Visits to general medical wards in hospitals will be banned from tomorrow.
Health Minister Robin Swann confirmed the move due to the prevalence of coronavirus within communities.
Visits will still be permitted in hospices and care homes, and the decision will be "kept under constant review".
But Mr Swann also warned that nobody should "underestimate the sheer challenge" faced by healthcare staff on Covid wards. He said they were working "under the strain of full PPE, knowing that for many patients, they may well be the last face that they see".
He added that staff were "working well beyond their hours to support colleagues and stay with patients in their final hours".
And Mr Swann urged people not to be distracted by the "small, but vocal, minority who claim the Covid threat is an exaggeration".

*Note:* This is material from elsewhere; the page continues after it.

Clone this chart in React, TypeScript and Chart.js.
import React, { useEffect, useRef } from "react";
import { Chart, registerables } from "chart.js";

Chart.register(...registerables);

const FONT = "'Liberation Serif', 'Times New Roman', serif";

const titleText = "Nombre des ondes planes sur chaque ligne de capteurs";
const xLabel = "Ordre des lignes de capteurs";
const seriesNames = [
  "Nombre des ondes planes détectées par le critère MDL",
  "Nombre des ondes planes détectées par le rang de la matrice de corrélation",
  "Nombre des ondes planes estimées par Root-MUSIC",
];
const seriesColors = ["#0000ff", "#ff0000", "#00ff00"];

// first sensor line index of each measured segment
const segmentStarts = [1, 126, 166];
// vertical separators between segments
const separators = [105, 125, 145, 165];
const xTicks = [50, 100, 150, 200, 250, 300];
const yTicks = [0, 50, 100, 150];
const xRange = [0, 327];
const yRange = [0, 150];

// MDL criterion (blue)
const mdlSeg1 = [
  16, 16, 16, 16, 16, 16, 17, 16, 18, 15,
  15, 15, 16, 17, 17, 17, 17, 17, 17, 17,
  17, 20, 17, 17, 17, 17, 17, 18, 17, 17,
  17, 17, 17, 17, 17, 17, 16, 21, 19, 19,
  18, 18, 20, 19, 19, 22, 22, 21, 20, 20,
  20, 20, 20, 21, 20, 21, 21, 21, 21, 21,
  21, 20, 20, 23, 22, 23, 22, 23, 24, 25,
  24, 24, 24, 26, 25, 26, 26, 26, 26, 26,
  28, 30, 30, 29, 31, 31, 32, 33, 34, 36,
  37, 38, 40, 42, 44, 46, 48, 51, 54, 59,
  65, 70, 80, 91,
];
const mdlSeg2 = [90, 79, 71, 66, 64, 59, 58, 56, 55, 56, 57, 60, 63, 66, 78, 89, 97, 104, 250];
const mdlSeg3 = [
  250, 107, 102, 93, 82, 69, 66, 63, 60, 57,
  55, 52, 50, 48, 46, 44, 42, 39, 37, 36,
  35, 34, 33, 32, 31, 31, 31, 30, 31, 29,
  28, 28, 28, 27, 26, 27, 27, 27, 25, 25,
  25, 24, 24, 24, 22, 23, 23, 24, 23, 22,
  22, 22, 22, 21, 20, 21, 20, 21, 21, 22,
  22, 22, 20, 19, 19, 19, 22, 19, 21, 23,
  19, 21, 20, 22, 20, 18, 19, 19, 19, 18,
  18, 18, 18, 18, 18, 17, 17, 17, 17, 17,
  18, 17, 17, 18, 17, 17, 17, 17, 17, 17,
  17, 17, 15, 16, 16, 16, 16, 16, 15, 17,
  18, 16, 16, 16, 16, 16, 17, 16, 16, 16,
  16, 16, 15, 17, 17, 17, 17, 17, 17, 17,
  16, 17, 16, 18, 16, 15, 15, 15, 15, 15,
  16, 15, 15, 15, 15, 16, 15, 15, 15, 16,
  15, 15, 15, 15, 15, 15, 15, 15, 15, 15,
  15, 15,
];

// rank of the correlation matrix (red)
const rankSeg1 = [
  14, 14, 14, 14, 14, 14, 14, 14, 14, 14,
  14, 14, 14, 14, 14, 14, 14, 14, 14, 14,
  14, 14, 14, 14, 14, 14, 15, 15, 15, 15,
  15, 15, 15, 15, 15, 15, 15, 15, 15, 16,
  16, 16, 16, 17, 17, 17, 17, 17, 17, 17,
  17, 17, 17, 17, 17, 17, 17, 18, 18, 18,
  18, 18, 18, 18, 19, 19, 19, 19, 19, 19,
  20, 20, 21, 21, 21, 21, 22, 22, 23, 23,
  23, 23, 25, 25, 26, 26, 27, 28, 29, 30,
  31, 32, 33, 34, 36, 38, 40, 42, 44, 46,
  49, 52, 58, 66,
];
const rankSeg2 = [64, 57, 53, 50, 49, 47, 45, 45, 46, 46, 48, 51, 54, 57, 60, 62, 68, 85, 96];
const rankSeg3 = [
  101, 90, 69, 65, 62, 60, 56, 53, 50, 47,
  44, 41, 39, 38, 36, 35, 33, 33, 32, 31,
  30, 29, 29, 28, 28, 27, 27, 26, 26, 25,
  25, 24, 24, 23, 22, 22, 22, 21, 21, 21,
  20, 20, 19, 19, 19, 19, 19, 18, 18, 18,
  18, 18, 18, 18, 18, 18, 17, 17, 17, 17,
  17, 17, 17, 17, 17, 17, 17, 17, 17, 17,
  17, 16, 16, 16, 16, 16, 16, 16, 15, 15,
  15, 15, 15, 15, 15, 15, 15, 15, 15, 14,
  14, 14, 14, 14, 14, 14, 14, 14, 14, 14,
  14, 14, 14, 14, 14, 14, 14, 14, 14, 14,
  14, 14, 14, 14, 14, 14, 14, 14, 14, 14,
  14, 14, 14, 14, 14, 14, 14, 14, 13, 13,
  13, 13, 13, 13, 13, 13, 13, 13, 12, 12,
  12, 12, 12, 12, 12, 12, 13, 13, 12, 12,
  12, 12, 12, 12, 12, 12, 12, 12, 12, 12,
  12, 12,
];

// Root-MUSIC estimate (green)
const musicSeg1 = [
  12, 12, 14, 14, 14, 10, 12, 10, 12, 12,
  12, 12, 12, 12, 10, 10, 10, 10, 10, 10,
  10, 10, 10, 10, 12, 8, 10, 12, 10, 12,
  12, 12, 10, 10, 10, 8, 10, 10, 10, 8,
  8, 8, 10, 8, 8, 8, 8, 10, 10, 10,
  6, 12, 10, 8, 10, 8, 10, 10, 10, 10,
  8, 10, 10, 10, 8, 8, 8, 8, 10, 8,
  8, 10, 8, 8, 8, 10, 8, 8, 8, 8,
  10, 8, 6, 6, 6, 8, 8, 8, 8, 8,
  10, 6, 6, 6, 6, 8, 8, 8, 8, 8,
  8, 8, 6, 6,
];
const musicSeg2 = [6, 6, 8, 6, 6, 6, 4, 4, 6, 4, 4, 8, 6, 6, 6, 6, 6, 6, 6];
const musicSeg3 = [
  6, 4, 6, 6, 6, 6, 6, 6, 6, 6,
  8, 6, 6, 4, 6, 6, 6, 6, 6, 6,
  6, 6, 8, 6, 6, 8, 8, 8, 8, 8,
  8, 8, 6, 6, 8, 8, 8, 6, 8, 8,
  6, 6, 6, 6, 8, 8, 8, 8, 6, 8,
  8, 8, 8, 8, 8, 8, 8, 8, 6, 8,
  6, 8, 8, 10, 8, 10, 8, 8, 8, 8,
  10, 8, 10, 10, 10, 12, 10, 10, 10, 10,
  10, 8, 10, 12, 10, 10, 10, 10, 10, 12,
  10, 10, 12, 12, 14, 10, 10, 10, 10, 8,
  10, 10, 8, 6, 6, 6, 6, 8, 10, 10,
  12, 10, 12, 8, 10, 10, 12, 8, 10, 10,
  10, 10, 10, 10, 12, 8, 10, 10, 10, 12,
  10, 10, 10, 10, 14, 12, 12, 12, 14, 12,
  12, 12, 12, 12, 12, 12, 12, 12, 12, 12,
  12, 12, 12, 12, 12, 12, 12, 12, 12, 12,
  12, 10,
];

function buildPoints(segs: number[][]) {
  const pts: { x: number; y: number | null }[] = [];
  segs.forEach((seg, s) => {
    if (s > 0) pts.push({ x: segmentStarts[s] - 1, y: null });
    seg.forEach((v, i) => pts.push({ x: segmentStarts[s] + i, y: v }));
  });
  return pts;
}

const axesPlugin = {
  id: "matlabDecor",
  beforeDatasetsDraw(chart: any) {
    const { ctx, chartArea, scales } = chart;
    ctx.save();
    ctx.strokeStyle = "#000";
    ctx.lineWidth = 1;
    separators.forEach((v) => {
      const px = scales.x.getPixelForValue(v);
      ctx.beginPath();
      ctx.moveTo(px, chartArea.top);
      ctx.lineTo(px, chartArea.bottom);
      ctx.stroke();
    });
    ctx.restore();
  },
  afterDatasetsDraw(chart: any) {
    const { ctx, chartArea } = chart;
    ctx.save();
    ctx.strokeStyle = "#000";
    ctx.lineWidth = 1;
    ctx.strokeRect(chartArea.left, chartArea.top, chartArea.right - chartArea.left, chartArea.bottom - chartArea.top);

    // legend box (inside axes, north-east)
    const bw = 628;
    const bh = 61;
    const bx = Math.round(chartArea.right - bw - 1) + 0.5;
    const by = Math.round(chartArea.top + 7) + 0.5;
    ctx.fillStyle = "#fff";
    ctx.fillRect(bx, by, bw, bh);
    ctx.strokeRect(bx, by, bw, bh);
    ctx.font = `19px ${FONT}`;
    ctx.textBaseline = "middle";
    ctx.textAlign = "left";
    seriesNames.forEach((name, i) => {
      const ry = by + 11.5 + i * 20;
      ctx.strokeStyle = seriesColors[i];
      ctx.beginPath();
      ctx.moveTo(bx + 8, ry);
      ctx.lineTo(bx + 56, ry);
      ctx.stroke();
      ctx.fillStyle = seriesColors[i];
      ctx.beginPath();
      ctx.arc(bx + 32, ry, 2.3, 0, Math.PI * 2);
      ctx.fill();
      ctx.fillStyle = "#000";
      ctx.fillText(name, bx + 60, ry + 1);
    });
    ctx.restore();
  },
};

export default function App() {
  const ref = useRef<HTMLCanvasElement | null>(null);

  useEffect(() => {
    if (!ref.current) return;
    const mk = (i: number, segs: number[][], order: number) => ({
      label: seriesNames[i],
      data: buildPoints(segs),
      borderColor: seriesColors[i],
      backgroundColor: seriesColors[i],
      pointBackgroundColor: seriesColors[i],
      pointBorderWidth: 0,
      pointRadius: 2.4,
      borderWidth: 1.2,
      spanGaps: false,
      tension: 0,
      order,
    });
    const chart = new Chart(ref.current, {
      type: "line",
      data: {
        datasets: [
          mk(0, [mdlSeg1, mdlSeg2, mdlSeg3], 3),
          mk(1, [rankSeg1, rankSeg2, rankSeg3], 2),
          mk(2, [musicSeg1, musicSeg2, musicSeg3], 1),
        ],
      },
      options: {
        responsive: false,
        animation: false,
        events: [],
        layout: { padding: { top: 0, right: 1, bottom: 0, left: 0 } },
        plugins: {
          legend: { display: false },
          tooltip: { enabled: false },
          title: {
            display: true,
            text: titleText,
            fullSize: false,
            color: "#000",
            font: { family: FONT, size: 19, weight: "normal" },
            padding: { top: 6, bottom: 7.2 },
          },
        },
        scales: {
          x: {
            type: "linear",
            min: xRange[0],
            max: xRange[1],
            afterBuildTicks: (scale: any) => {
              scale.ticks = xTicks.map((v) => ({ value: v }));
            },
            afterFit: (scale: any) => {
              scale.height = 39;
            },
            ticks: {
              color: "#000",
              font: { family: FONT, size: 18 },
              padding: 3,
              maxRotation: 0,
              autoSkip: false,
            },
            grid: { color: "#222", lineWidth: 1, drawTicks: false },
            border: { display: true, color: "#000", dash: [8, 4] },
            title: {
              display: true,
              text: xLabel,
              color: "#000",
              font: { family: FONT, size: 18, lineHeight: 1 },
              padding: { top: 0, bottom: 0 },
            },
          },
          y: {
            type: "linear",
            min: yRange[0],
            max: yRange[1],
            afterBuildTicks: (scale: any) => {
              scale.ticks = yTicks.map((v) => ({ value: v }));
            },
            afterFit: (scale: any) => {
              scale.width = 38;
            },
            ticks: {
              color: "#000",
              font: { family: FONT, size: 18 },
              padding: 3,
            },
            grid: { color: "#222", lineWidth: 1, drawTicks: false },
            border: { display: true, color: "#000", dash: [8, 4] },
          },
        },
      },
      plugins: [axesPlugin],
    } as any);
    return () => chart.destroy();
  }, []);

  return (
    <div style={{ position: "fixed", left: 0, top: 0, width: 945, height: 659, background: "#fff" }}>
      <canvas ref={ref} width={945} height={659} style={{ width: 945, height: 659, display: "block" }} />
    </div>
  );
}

"They have been discredited. The facts are clear because their constant undermining is nothing but an insult to health and care workers," he said.

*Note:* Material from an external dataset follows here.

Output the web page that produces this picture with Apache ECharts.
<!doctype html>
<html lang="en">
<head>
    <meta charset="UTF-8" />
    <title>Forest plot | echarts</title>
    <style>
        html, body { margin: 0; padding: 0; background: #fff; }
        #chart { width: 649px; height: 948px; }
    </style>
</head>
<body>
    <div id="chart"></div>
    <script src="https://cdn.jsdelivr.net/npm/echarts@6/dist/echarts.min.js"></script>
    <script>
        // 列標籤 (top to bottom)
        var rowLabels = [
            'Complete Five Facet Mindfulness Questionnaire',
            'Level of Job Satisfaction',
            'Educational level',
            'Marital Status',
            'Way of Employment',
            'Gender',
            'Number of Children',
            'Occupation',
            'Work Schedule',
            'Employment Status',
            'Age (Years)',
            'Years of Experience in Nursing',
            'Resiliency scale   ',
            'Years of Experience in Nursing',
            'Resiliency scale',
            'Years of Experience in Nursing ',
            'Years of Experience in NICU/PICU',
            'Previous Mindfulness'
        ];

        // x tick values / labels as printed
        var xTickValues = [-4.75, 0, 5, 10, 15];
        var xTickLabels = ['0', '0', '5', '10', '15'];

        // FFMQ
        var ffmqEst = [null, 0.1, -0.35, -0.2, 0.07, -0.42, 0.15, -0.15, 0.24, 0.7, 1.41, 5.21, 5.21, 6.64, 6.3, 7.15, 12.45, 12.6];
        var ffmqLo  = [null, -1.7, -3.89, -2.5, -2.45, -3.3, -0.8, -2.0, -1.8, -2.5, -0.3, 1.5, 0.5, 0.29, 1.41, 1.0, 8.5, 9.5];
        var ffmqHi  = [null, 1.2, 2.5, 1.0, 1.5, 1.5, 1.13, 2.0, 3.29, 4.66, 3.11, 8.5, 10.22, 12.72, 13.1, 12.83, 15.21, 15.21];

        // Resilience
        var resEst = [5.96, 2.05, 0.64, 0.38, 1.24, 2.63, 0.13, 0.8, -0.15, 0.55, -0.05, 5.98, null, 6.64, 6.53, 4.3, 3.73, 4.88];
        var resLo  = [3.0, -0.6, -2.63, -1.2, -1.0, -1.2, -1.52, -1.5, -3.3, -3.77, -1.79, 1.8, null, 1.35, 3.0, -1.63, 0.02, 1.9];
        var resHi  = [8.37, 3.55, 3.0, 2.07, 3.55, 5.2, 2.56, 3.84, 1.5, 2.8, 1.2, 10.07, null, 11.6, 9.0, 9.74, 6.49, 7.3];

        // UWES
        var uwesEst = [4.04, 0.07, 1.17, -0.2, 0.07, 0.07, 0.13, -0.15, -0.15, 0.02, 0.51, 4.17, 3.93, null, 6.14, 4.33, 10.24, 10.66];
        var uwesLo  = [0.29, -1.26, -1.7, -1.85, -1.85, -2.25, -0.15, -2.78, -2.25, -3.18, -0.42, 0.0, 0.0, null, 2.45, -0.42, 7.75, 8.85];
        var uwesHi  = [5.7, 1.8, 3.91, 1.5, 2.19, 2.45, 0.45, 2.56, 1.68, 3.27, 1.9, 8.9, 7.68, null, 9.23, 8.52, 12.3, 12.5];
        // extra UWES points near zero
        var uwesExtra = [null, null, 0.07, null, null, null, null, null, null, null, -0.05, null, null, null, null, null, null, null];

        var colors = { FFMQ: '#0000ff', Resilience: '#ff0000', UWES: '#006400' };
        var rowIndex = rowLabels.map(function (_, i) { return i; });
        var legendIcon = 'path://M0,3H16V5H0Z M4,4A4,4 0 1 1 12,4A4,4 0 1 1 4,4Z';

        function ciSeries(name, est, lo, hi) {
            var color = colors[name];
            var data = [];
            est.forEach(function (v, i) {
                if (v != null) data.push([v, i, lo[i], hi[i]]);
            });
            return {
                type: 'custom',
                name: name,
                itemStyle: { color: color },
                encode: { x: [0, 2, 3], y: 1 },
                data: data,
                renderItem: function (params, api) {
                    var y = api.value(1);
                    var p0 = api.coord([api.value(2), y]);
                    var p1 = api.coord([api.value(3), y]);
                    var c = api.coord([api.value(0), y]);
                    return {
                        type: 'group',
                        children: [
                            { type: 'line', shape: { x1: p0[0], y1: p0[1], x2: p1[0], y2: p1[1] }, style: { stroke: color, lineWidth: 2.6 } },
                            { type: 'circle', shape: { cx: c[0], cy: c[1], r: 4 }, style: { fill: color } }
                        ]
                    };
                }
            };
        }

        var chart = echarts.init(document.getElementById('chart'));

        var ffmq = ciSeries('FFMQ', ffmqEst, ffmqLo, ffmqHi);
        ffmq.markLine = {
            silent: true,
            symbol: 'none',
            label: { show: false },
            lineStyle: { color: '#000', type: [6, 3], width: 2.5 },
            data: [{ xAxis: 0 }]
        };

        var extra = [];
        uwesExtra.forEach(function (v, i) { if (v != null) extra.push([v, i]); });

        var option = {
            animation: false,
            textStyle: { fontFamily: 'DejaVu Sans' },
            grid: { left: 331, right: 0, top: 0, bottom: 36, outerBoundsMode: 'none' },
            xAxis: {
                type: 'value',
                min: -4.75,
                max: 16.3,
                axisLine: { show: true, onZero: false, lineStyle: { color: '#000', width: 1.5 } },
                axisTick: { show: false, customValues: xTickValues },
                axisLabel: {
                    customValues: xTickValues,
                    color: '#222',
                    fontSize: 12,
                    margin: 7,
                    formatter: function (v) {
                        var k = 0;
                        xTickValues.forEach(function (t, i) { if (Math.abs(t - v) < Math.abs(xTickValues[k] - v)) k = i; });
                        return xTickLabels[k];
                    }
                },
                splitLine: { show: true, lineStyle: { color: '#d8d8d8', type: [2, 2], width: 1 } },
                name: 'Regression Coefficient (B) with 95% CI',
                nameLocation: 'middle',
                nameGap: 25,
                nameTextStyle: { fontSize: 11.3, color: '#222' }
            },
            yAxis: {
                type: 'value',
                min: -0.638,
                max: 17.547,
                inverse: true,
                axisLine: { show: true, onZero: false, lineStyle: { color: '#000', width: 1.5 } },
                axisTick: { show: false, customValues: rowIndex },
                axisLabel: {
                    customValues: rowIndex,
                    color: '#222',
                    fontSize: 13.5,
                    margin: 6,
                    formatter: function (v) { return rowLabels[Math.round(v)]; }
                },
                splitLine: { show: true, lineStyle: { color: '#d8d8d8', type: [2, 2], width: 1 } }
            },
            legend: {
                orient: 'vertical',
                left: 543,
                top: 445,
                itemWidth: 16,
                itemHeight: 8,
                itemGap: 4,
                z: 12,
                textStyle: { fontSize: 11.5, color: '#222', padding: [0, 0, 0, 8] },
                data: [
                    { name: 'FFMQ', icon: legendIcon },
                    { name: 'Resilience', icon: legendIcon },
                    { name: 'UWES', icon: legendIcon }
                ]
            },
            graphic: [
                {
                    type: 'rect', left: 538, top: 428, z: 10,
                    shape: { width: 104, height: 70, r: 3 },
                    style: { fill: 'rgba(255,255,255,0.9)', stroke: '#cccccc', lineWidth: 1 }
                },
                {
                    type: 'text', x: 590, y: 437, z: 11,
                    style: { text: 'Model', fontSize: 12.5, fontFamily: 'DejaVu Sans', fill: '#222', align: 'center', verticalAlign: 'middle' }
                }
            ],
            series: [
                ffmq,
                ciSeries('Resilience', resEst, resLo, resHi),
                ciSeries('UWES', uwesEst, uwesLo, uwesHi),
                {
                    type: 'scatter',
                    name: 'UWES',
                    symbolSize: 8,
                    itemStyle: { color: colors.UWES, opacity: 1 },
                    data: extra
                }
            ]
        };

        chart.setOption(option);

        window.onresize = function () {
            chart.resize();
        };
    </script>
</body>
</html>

"We need to look after them, not just now but for the years to come. We as a society will have to look after our health service better than we have in previous years. The health service is up against it right now and the pressures are without parallel."
A further 19 local people have died from Covid-19, bringing the death toll to 1,517.
Another 1,145 people have also tested positive for the virus in the last 24 hours.
As of yesterday morning, there were 869 Covid-19 confirmed inpatients, 277 more than this time last week.
"That rate of growth is wholly unsustainable," Mr Swann warned. But he added that despite the pressures, those most in need of treatment would still get it, but may have to travel to other locations.
Chief Scientific Adviser Prof Ian Young said the average number of daily new coronavirus cases had risen to over 2,000 at one point, and while the number was now falling, they remain at a "very high level".
He added: "Even now, as we see the numbers falling, getting lower, they remain at a higher level than any time during wave one or wave two of this epidemic. So, what everyone is doing is working to reduce cases, but we still have a long way to go."
In all, 109,259 doses of Covid-19 vaccines had been administered here as of Tuesday evening, with 91,419 people having received their first dose.
But Chief Medical Officer Dr Michael McBride stressed that while vaccines were "undoubtedly a game changer", they don't make the virus "disappear". He again warned that those who are vaccinated cannot then simply forget about Covid-19.
"It cannot be party time or time to throw caution to the wind. People who are vaccinated have to keep taking all those measures that keep every one of us safe," Dr McBride added.